Последним испытанием стало сочинение, которое было достаточно написать на троечку. Все остальное я сдал, меня уже практически приняли в институт. Думал, что с сочинением проблем не будет, уж в нем-то я блесну своим красноречием и оригинальностью мышления. Но неожиданно получил двойку.
Стою в полном шоке в коридоре, и тут подбегают какие-то девчата:
— Срочно пишите заявление, что вы в этот день болели!
— Я же не болел...
— Делайте, что говорят, и пересдадите сочинение с кукольниками.
Кукольники на меня потом смотрели как на врага народа: «Наверняка блатной! На турах мы его не видели».
На пересдаче среди преподавателей литературы я, к своему удивлению, обнаружил Астрахана. Тут появился легендарный Юрий Николаевич Чирва, завкафедрой русской литературы и искусства:
— Дмитрий Хананович, а вы что здесь делаете?
— Да вот собираюсь снимать кино про абитуриентов. Хочу понаблюдать, как они ведут себя на экзаменах.

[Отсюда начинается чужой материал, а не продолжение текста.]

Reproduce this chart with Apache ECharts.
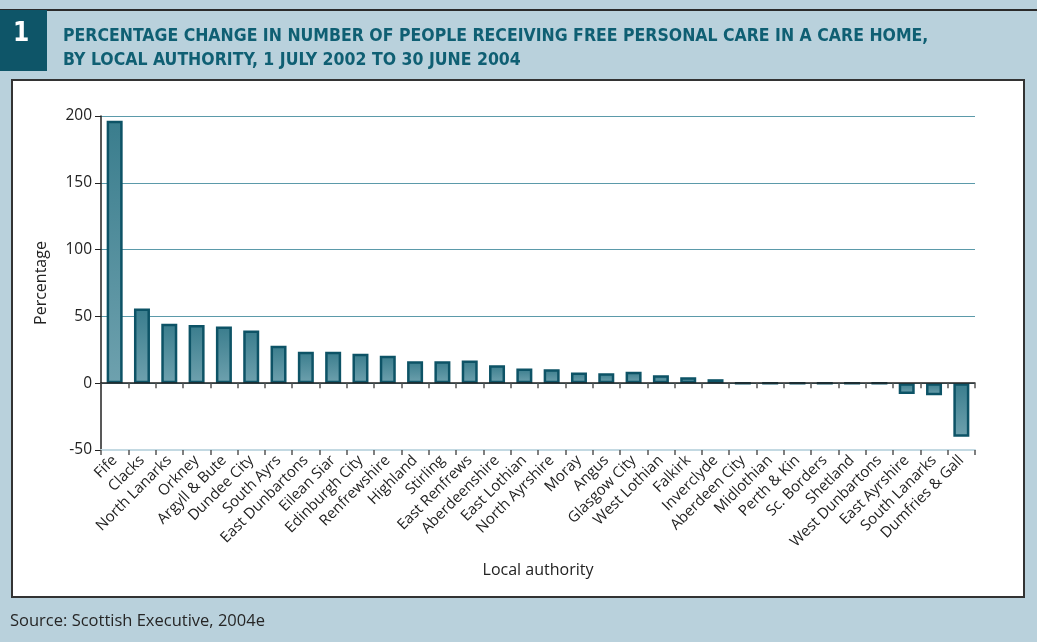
<!DOCTYPE html>
<html>
<head>
<meta charset="utf-8">
<script src="https://cdn.jsdelivr.net/npm/echarts@6/dist/echarts.min.js"></script>
<style>
html,body{margin:0;padding:0;background:#b9d1dc;}
#chart{width:1037px;height:642px;}
</style>
</head>
<body>
<div id="chart"></div>
<script>
const categories = ["Fife","Clacks","North Lanarks","Orkney","Argyll & Bute","Dundee City","South Ayrs","East Dunbartons","Eilean Siar","Edinburgh City","Renfrewshire","Highland","Stirling","East Renfrews","Aberdeenshire","East Lothian","North Ayrshire","Moray","Angus","Glasgow City","West Lothian","Falkirk","Inverclyde","Aberdeen City","Midlothian","Perth & Kin","Sc. Borders","Shetland","West Dunbartons","East Ayrshire","South Lanarks","Dumfries & Gall"];
const percentChange = [196.5,56,44.5,43.5,42.5,39.5,28,23.5,23.5,22,20.5,16.5,16.5,17,13.5,11,10.5,8,7.5,8.5,6,4.5,3,0,0,0,0,0,0,-8,-9,-40];
const yTicks = {min:-50, max:200, interval:50};
const titleLines = ["PERCENTAGE CHANGE IN NUMBER OF PEOPLE RECEIVING FREE PERSONAL CARE IN A CARE HOME,","BY LOCAL AUTHORITY, 1 JULY 2002 TO 30 JUNE 2004"];
const sourceText = "Source: Scottish Executive, 2004e";

const chart = echarts.init(document.getElementById('chart'), null, {renderer:'canvas'});
const labelFont = "'Open Sans', 'DejaVu Sans', sans-serif";
const titleFont = "'Liberation Sans Narrow', 'DejaVu Sans Condensed', sans-serif";
const tealDark = '#0e5568';

chart.setOption({
  backgroundColor:'#b9d1dc',
  animation:false,
  graphic:[
    {type:'rect', z:-10, shape:{x:0,y:9,width:1037,height:2}, style:{fill:'#2a2a2a'}},
    {type:'rect', z:-9, shape:{x:0,y:10,width:47,height:61}, style:{fill:tealDark}},
    {type:'text', z:-8, left:13, top:21, style:{text:'1', fill:'#ffffff', font:"bold 26px "+titleFont}},
    {type:'text', z:-8, left:63, top:27, style:{text:titleLines[0], fill:'#0f5f73', font:"bold 17.5px "+titleFont}},
    {type:'text', z:-8, left:63, top:51, style:{text:titleLines[1], fill:'#0f5f73', font:"bold 17.5px "+titleFont}},
    {type:'rect', z:-7, shape:{x:12,y:80,width:1012,height:517}, style:{fill:'#ffffff', stroke:'#333333', lineWidth:2}},
    {type:'text', z:-6, left:10, top:613, style:{text:sourceText, fill:'#262626', font:"16.5px "+labelFont}}
  ],
  grid:{left:101, right:62, top:116, bottom:192, containLabel:false},
  xAxis:[
    {
      type:'category', data:categories, position:'bottom',
      axisLine:{onZero:true, lineStyle:{color:'#222222', width:1.5}},
      axisTick:{show:true, interval:0, alignWithLabel:false, length:5, lineStyle:{color:'#555555', width:1.5}},
      axisLabel:{show:false, interval:0}, splitLine:{show:false}, z:5
    },
    {
      type:'category', data:categories, position:'bottom',
      name:'Local authority', nameLocation:'middle', nameGap:112,
      nameTextStyle:{fontFamily:labelFont, fontSize:16, color:'#222222'},
      axisLine:{onZero:false, lineStyle:{color:'#c3d9e2', width:2}},
      axisTick:{show:true, interval:0, length:5, lineStyle:{color:'#555555', width:1.5}},
      axisLabel:{rotate:45, interval:0, margin:8, fontFamily:labelFont, fontSize:15, color:'#222222'},
      splitLine:{show:false}
    }
  ],
  yAxis:{
    type:'value', min:yTicks.min, max:yTicks.max, interval:yTicks.interval,
    name:'Percentage', nameLocation:'middle', nameGap:52, nameRotate:90,
    nameTextStyle:{fontFamily:labelFont, fontSize:16, color:'#222222'},
    axisLine:{show:true, lineStyle:{color:'#222222', width:1.5}},
    axisTick:{show:true, length:6, lineStyle:{color:'#222222'}},
    axisLabel:{fontFamily:labelFont, fontSize:15.5, color:'#222222', margin:9},
    splitLine:{show:true, lineStyle:{color:['#c3d9e2','#5b9aaa','#5b9aaa','#5b9aaa','#5b9aaa','#5b9aaa'], width:1}}
  },
  series:[{
    type:'bar', xAxisIndex:0, data:percentChange, barWidth:16,
    itemStyle:{
      color:new echarts.graphic.LinearGradient(0,0,0,1,[{offset:0,color:'#3a7d8d'},{offset:1,color:'#6ea1ae'}]),
      borderColor:'#0d5366', borderWidth:2.5
    }
  }]
});
</script>
</body>
</html>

Чирва, конечно, все понял. Посмотрел на меня, на Астрахана и откланялся:
— Не буду вам мешать!
Меня сразу окружили заботой, я получил свою тройку и все-таки поступил.
— Учиться было легко?
— Мне нравилось, а когда нравится, все легко. Конечно, были определенные сложности. Мы расходились с Астраханом в понимании некоторых вещей и профессии как таковой. Это нормально, не плохо и не хорошо. Хотя с другим педагогом — Ильей Михайловичем Макаровым — были ближе по многим параметрам. Не хочу никого сравнивать или обижать, Дмитрию Ханановичу безумно благодарен. Если бы не он, я бы вообще не попал в институт.
Ребята у нас подобрались яркие, талантливые. Самыми старшими были Андрей Федорцов и Геннадий Свирь, самой младшей — Аня Банщикова. А безусловной звездой курса — Марк Горонок. Астрахан считал его гением. Марк был обаятельным, легким. Правда иногда заигрывался и рассказывал о себе невероятные истории — как якобы воевал в спецназе в Закавказье, сидел в зиндане.

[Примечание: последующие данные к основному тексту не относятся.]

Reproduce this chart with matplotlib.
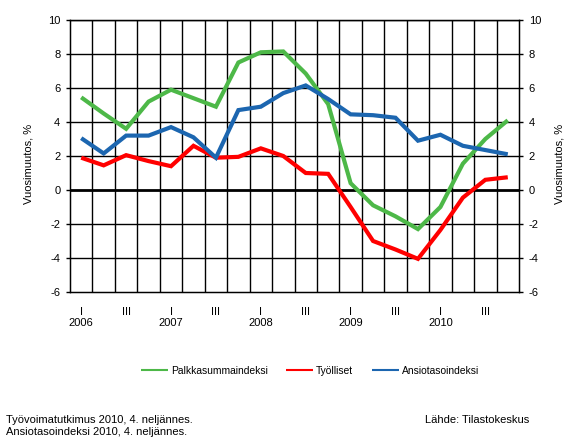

Горонок часто вызывал у меня недоумение: ну почему ему достаются лучшие роли? А Гена Свирь — искреннее восхищение и даже белую зависть. Я его очень уважал и ценил. Гена обладал редкой индивидуальностью. Внешне — типичный герой, красивый, мужественный, такой Джордж Клуни, и при этом замечательный характерный артист. За время учебы многие из нас снялись в картинах мастера «Ты у меня одна» и «Все будет хорошо». Они были очень популярны во второй половине девяностых — начале нулевых. В фильме «Все будет хорошо» Горонок сыграл молодого гения Петю Смирнова, главную роль. А Свирь — музыканта Сергея Карелова, приезжавшего на трех машинах за любимой, роль небольшую, но яркую. И запомнился.